**Input rows:**
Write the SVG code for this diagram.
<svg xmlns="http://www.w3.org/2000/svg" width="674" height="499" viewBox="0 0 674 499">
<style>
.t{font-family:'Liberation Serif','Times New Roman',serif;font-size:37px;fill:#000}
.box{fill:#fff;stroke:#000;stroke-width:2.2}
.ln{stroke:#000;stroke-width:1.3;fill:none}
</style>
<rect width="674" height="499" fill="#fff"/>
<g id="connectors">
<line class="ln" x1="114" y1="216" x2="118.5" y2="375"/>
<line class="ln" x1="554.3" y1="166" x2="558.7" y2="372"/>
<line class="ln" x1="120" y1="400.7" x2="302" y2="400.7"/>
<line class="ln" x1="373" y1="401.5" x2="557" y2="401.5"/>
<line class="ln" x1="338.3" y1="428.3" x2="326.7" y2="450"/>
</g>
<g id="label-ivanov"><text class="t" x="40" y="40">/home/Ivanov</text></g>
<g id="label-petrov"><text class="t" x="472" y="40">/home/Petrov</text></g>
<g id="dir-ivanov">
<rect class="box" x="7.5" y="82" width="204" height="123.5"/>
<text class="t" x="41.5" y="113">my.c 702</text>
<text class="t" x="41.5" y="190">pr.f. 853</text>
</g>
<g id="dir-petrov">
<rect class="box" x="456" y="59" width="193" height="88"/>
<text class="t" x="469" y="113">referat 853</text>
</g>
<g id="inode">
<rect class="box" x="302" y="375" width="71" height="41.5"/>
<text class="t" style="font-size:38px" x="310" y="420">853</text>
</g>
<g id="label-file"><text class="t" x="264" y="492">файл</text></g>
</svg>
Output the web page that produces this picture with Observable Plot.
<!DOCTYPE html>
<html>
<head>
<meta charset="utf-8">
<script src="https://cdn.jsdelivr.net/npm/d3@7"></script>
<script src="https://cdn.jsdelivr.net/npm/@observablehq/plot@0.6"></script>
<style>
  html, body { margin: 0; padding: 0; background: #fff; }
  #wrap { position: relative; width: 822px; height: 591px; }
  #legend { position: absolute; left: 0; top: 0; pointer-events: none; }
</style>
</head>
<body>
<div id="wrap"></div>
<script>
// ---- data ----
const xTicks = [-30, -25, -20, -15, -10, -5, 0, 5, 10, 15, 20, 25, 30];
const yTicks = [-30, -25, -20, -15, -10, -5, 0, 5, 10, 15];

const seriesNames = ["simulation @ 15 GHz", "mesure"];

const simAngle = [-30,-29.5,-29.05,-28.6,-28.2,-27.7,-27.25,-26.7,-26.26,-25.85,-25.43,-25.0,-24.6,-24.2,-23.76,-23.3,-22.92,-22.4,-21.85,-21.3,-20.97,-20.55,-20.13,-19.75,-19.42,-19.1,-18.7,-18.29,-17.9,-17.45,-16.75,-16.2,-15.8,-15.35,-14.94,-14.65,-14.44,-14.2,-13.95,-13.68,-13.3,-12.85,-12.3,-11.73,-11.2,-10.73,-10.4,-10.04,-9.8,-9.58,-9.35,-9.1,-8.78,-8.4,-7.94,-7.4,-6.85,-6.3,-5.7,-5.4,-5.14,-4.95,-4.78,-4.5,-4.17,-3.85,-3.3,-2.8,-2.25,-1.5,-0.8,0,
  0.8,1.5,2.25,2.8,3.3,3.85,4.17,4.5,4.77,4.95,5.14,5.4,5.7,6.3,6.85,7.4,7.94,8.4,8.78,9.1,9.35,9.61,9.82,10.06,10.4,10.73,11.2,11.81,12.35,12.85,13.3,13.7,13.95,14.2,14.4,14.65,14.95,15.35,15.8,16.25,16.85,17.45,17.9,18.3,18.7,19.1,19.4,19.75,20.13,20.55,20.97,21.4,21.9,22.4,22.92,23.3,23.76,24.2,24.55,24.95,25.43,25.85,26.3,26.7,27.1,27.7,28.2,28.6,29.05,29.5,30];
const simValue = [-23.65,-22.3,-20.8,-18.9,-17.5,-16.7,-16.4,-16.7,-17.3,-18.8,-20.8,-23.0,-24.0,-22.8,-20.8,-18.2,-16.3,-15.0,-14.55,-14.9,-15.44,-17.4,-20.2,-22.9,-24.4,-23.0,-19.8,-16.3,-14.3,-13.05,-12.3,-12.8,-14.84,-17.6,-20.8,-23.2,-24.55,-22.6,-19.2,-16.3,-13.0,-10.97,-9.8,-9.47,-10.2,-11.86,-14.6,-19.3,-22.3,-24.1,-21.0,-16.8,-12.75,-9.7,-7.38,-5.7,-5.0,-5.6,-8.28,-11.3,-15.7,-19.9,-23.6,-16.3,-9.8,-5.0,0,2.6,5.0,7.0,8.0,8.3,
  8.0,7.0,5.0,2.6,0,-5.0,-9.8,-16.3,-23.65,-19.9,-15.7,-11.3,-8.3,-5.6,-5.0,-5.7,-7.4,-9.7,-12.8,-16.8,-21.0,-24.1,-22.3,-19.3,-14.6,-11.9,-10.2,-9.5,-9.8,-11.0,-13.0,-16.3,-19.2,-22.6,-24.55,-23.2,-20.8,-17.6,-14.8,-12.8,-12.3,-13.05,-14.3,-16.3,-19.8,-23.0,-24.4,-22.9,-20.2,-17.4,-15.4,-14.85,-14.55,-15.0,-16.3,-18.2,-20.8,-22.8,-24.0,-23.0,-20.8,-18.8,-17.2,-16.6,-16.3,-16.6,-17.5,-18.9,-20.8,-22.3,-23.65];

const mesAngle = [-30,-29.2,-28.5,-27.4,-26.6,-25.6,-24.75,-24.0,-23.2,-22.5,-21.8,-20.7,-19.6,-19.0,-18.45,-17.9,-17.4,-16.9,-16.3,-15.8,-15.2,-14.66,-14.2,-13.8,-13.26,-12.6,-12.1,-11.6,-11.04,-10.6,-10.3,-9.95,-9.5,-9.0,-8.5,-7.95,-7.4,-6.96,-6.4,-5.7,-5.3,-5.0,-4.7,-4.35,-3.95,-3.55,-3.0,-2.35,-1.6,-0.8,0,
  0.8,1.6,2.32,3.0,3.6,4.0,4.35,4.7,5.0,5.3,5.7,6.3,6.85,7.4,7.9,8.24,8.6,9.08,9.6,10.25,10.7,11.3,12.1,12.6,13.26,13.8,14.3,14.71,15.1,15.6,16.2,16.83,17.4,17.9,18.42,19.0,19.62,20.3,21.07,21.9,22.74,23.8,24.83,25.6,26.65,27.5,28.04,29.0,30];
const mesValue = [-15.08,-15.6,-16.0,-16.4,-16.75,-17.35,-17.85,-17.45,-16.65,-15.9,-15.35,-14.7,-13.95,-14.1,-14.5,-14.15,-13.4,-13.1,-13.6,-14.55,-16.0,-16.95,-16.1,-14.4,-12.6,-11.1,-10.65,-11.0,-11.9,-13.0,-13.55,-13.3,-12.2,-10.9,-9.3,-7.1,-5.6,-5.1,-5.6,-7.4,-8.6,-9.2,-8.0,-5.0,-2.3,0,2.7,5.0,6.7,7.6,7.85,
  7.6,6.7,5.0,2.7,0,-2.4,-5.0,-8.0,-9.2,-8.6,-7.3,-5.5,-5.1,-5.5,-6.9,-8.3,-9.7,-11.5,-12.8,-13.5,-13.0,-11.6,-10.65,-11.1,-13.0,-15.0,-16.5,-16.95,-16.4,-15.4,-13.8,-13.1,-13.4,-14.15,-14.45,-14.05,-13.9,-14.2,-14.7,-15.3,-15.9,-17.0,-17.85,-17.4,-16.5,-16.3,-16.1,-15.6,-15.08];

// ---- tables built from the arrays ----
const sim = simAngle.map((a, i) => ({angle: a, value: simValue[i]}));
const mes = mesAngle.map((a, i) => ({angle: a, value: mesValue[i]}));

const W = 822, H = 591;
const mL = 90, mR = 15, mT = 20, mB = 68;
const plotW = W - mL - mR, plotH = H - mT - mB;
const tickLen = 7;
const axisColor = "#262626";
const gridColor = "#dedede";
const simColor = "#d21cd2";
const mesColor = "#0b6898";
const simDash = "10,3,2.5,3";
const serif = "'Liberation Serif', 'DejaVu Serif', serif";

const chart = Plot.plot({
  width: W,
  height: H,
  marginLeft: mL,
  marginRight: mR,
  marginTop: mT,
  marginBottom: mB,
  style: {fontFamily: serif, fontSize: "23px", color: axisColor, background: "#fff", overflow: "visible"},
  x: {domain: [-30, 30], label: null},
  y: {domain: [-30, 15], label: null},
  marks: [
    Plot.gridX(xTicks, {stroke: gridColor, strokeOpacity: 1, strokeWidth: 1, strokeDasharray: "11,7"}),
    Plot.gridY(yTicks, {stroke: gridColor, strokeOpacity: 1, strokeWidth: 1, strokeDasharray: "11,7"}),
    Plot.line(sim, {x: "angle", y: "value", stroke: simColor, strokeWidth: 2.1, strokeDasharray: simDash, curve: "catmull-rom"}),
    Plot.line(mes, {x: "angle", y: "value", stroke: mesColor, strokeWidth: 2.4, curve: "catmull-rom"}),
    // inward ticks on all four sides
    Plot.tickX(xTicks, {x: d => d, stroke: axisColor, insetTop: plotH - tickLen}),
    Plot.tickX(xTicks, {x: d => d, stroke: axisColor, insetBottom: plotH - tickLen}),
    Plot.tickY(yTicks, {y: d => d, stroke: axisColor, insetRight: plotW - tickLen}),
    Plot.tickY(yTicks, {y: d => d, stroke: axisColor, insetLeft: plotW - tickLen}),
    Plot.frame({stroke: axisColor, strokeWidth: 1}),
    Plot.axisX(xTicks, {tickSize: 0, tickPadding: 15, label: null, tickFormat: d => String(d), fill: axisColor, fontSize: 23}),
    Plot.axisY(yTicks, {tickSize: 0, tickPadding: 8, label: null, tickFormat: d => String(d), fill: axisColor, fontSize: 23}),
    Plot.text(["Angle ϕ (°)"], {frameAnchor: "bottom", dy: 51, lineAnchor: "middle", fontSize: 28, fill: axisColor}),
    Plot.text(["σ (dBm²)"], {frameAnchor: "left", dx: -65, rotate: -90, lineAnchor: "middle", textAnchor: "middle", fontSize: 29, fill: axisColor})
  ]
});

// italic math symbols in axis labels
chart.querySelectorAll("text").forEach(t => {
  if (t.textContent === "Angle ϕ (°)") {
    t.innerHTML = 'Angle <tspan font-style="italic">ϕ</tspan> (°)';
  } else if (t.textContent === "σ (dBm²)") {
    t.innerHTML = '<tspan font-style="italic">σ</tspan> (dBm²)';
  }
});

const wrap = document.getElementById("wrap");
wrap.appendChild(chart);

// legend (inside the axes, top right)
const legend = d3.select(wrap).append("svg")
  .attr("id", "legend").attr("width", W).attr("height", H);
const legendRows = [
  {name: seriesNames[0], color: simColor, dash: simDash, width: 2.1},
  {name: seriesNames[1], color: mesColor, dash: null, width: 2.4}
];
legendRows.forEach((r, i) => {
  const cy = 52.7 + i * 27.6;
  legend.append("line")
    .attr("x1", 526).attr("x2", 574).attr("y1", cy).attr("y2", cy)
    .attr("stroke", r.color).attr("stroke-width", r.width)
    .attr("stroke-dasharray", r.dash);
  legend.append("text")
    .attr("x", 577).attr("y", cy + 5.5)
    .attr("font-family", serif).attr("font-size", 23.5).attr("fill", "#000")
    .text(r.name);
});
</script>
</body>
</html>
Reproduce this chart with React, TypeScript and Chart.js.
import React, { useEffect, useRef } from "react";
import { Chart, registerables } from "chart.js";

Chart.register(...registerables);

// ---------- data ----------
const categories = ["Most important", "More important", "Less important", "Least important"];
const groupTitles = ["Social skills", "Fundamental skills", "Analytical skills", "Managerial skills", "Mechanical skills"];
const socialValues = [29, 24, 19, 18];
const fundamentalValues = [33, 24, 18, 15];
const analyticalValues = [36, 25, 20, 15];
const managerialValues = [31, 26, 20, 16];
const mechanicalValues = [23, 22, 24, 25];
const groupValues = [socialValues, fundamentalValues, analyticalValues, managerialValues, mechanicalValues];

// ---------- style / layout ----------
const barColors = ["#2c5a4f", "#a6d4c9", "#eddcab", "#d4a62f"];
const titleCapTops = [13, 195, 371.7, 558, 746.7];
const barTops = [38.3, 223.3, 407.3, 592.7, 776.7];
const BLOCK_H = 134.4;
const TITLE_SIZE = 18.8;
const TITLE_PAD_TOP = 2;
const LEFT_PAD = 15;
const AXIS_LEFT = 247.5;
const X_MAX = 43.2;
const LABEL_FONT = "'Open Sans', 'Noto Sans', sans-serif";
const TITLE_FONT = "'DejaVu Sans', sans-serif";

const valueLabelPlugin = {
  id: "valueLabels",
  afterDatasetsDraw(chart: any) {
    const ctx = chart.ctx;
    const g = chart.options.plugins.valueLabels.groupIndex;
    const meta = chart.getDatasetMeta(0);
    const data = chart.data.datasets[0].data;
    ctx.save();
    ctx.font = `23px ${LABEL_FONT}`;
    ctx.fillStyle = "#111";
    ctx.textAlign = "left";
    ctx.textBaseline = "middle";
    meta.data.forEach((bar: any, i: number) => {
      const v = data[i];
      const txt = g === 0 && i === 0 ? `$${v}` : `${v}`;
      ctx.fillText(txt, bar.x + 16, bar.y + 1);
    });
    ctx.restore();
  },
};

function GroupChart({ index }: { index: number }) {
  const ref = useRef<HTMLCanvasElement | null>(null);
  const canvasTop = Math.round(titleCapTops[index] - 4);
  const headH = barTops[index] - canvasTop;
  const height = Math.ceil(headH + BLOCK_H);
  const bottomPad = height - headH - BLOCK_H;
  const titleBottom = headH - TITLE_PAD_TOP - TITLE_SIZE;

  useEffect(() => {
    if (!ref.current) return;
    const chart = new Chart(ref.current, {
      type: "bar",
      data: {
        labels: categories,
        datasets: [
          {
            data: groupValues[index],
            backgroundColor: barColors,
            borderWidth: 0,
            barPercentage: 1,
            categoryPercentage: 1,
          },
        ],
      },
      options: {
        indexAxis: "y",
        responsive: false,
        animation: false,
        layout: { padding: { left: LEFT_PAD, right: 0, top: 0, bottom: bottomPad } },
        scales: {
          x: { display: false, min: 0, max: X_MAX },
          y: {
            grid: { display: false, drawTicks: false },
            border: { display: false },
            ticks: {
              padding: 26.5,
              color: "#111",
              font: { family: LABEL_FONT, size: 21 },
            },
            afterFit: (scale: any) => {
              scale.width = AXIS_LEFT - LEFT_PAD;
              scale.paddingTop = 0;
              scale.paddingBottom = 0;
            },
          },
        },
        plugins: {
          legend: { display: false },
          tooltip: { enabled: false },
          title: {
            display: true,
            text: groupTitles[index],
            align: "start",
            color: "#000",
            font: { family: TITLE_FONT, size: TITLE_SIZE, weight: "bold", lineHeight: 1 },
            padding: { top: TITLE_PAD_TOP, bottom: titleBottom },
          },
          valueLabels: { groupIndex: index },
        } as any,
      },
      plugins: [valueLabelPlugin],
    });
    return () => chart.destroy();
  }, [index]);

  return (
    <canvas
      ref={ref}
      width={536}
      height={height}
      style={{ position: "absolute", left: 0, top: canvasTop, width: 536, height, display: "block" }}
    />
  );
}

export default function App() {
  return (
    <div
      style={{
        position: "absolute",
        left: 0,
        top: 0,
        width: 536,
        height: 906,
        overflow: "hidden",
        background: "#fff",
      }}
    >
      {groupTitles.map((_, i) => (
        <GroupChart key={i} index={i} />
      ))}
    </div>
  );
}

**Description of the task:**
Retype the records above, but only those lines that fall between the line containing "Reproduce this chart" and the line containing "analyticalValues, managerialValues, mechanicalValues];", with both of those lines included, exactly as written.

**Result:**
Reproduce this chart with React, TypeScript and Chart.js.
import React, { useEffect, useRef } from "react";
import { Chart, registerables } from "chart.js";

Chart.register(...registerables);

// ---------- data ----------
const categories = ["Most important", "More important", "Less important", "Least important"];
const groupTitles = ["Social skills", "Fundamental skills", "Analytical skills", "Managerial skills", "Mechanical skills"];
const socialValues = [29, 24, 19, 18];
const fundamentalValues = [33, 24, 18, 15];
const analyticalValues = [36, 25, 20, 15];
const managerialValues = [31, 26, 20, 16];
const mechanicalValues = [23, 22, 24, 25];
const groupValues = [socialValues, fundamentalValues, analyticalValues, managerialValues, mechanicalValues];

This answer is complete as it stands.